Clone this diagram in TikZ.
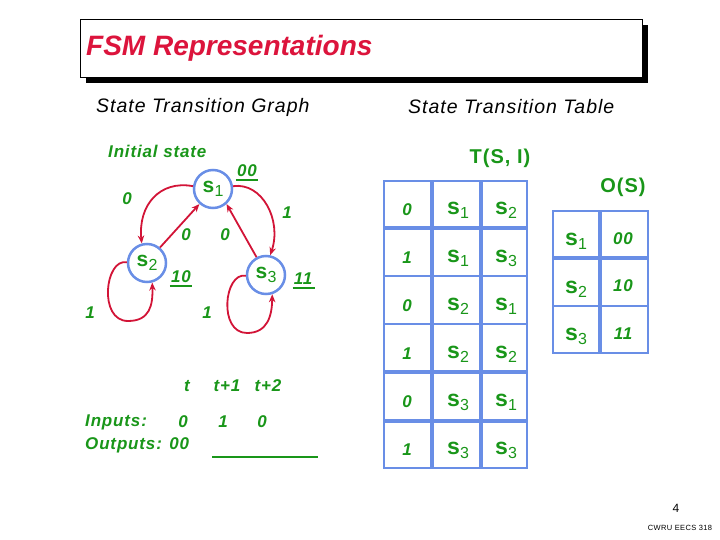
\documentclass[tikz,border=0pt]{standalone}
\usepackage{fontspec}
\setmainfont{Liberation Sans}
\newfontfamily\spaced[LetterSpace=5]{Liberation Sans}
\usetikzlibrary{arrows.meta}
\definecolor{fsmgreen}{RGB}{25,150,25}
\definecolor{arrred}{RGB}{210,20,55}
\definecolor{titlered}{RGB}{220,20,60}
\definecolor{cellblue}{RGB}{105,142,230}
\newcommand\stt[1]{\textbf{s}\kern0.3pt\raisebox{-4pt}{\fontsize{16}{16}\selectfont #1}}
\tikzset{
  gtxt/.style={text=fsmgreen, inner sep=0pt, font=\spaced\fontsize{17}{19}\selectfont\bfseries\itshape},
  stlabel/.style={text=fsmgreen, inner sep=0pt, font=\fontsize{23}{24}\selectfont},
  statenode/.style={circle, draw=cellblue, line width=2.5pt, minimum size=38pt, inner sep=0pt, text=fsmgreen, font=\fontsize{21}{22}\selectfont},
  arr/.style={draw=arrred, line width=1.8pt, -{Stealth[length=8pt,width=6.5pt]}},
  heading/.style={inner sep=0pt, font=\spaced\fontsize{19.5}{22}\selectfont\itshape, anchor=west},
  tline/.style={draw=cellblue, line width=3.3pt},
  tthin/.style={draw=cellblue, line width=2pt},
  ulin/.style={draw=fsmgreen, line width=1.6pt},
  ghead/.style={text=fsmgreen, inner sep=0pt, font=\spaced\fontsize{20}{22}\selectfont\bfseries},
}
\begin{document}
\begin{tikzpicture}[x=1pt,y=-1pt]
\useasboundingbox (0,0) rectangle (720,540);
% title box
\fill[black] (86,25) rectangle (648,83);
\draw[black, fill=white, line width=0.8pt] (80,19) rectangle (642,77);
\node[anchor=west, inner sep=0pt, text=titlered, font=\fontsize{28}{32}\selectfont\bfseries\itshape] (title) at (86,48) {FSM Representations};
\node[heading] (hg) at (96,107) {State Transition Graph};
\node[heading] (ht) at (408,107) {State Transition Table};

% graph
\node[gtxt, anchor=west] (init) at (108,151) {Initial state};
\node[statenode] (s1) at (213,189) {\stt{1}};
\node[statenode] (s2) at (147,263) {\stt{2}};
\node[statenode] (s3) at (266,275) {\stt{3}};
\node[gtxt] (o1) at (247,171) {00};
\draw[ulin] (o1.south west) ++(-1,3) -- ++(22,0);
\node[gtxt] (o2) at (181,277) {10};
\draw[ulin] (o2.south west) ++(-1,3) -- ++(22,0);
\node[gtxt] (o3) at (303,279) {11};
\draw[ulin] (o3.south west) ++(-1,3) -- ++(22,0);
\node[gtxt] (l1) at (127,199) {0};
\node[gtxt] (l2) at (287,213) {1};
\node[gtxt] (l3) at (186,235) {0};
\node[gtxt] (l4) at (225,235) {0};
\node[gtxt] (l5) at (90,313) {1};
\node[gtxt] (l6) at (207,313) {1};

\draw[arr] (s1.172) .. controls (160,180) and (138,205) .. (s2.105);
\draw[arr] (s1.8) .. controls (262,182) and (282,220) .. (s3.78);
\draw[arr] (s2.50) -- (s1.228);
\draw[arr] (s3.118) -- (s1.-48);
\draw[arr] (s2.178) .. controls (105,258) and (98,321) .. (128,321) .. controls (150,321) and (153,305) .. (s2.-75);
\draw[arr] (s3.182) .. controls (224,272) and (218,333) .. (247,333) .. controls (268,333) and (272,315) .. (s3.-72);

% timing
\node[gtxt] (t0) at (187,386) {t};
\node[gtxt] (t1) at (227,386) {t+1};
\node[gtxt] (t2) at (268,386) {t+2};
\node[gtxt, anchor=west] (inp) at (85,422) {Inputs:};
\node[gtxt] (i0) at (183,422) {0};
\node[gtxt] (i1) at (223,422) {1};
\node[gtxt] (i2) at (262,422) {0};
\node[gtxt, anchor=west] (outp) at (85,445) {Outputs: 00};
\coordinate (ua) at (212,457);
\coordinate (ub) at (318,457);
\draw[ulin] (ua) -- (ub);

% transition table
\node[ghead] (tsi) at (500,158) {T(S, I)};
\draw[tline] (432,181) -- (432,468);
\draw[tline] (481,181) -- (481,468);
\foreach \yy in {228,372,421} { \draw[tline] (384,\yy) -- (527,\yy); }
\foreach \yy in {276,324} { \draw[tthin] (384,\yy) -- (527,\yy); }
\draw[draw=cellblue, line width=1.7pt] (384,181) rectangle (527,468);
\foreach \i/\a/\b [count=\r from 0] in {0/1/2, 1/1/3, 0/2/1, 1/2/2, 0/3/1, 1/3/3} {
  \pgfmathsetmacro\yc{204.5+48*\r}
  \node[gtxt] (ta\r) at (407,\yc+5) {\i};
  \node[stlabel] (tb\r) at (458,\yc+6) {\stt{\a}};
  \node[stlabel] (tc\r) at (506,\yc+6) {\stt{\b}};
}
% output table
\node[ghead] (os) at (623,187) {O(S)};
\draw[tline] (600,211) -- (600,353);
\draw[tline] (553,258) -- (648,258);
\draw[tthin] (553,306) -- (648,306);
\draw[draw=cellblue, line width=1.7pt] (553,211) rectangle (648,353);
\foreach \a/\o [count=\r from 0] in {1/00, 2/10, 3/11} {
  \pgfmathsetmacro\yc{234.5+47.5*\r}
  \node[stlabel] (oa\r) at (576,\yc+7) {\stt{\a}};
  \node[gtxt] (ob\r) at (623,\yc+4) {\o};
}

% footer
\node[inner sep=0pt, font=\fontsize{12}{14}\selectfont] (pg) at (676,508) {4};
\node[inner sep=0pt, font=\spaced\fontsize{7.5}{8}\selectfont] (cw) at (680,528) {CWRU EECS 318};
\end{tikzpicture}
\end{document}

+++

◆ SET PROBLEM: Skip the pictures, please, and transcribe only the lines from the beginning of the material through the one that contains "(ht) at (408,107)".

◆ WRITTEN RESPONSE:
Clone this diagram in TikZ.
\documentclass[tikz,border=0pt]{standalone}
\usepackage{fontspec}
\setmainfont{Liberation Sans}
\newfontfamily\spaced[LetterSpace=5]{Liberation Sans}
\usetikzlibrary{arrows.meta}
\definecolor{fsmgreen}{RGB}{25,150,25}
\definecolor{arrred}{RGB}{210,20,55}
\definecolor{titlered}{RGB}{220,20,60}
\definecolor{cellblue}{RGB}{105,142,230}
\newcommand\stt[1]{\textbf{s}\kern0.3pt\raisebox{-4pt}{\fontsize{16}{16}\selectfont #1}}
\tikzset{
  gtxt/.style={text=fsmgreen, inner sep=0pt, font=\spaced\fontsize{17}{19}\selectfont\bfseries\itshape},
  stlabel/.style={text=fsmgreen, inner sep=0pt, font=\fontsize{23}{24}\selectfont},
  statenode/.style={circle, draw=cellblue, line width=2.5pt, minimum size=38pt, inner sep=0pt, text=fsmgreen, font=\fontsize{21}{22}\selectfont},
  arr/.style={draw=arrred, line width=1.8pt, -{Stealth[length=8pt,width=6.5pt]}},
  heading/.style={inner sep=0pt, font=\spaced\fontsize{19.5}{22}\selectfont\itshape, anchor=west},
  tline/.style={draw=cellblue, line width=3.3pt},
  tthin/.style={draw=cellblue, line width=2pt},
  ulin/.style={draw=fsmgreen, line width=1.6pt},
  ghead/.style={text=fsmgreen, inner sep=0pt, font=\spaced\fontsize{20}{22}\selectfont\bfseries},
}
\begin{document}
\begin{tikzpicture}[x=1pt,y=-1pt]
\useasboundingbox (0,0) rectangle (720,540);
% title box
\fill[black] (86,25) rectangle (648,83);
\draw[black, fill=white, line width=0.8pt] (80,19) rectangle (642,77);
\node[anchor=west, inner sep=0pt, text=titlered, font=\fontsize{28}{32}\selectfont\bfseries\itshape] (title) at (86,48) {FSM Representations};
\node[heading] (hg) at (96,107) {State Transition Graph};
\node[heading] (ht) at (408,107) {State Transition Table};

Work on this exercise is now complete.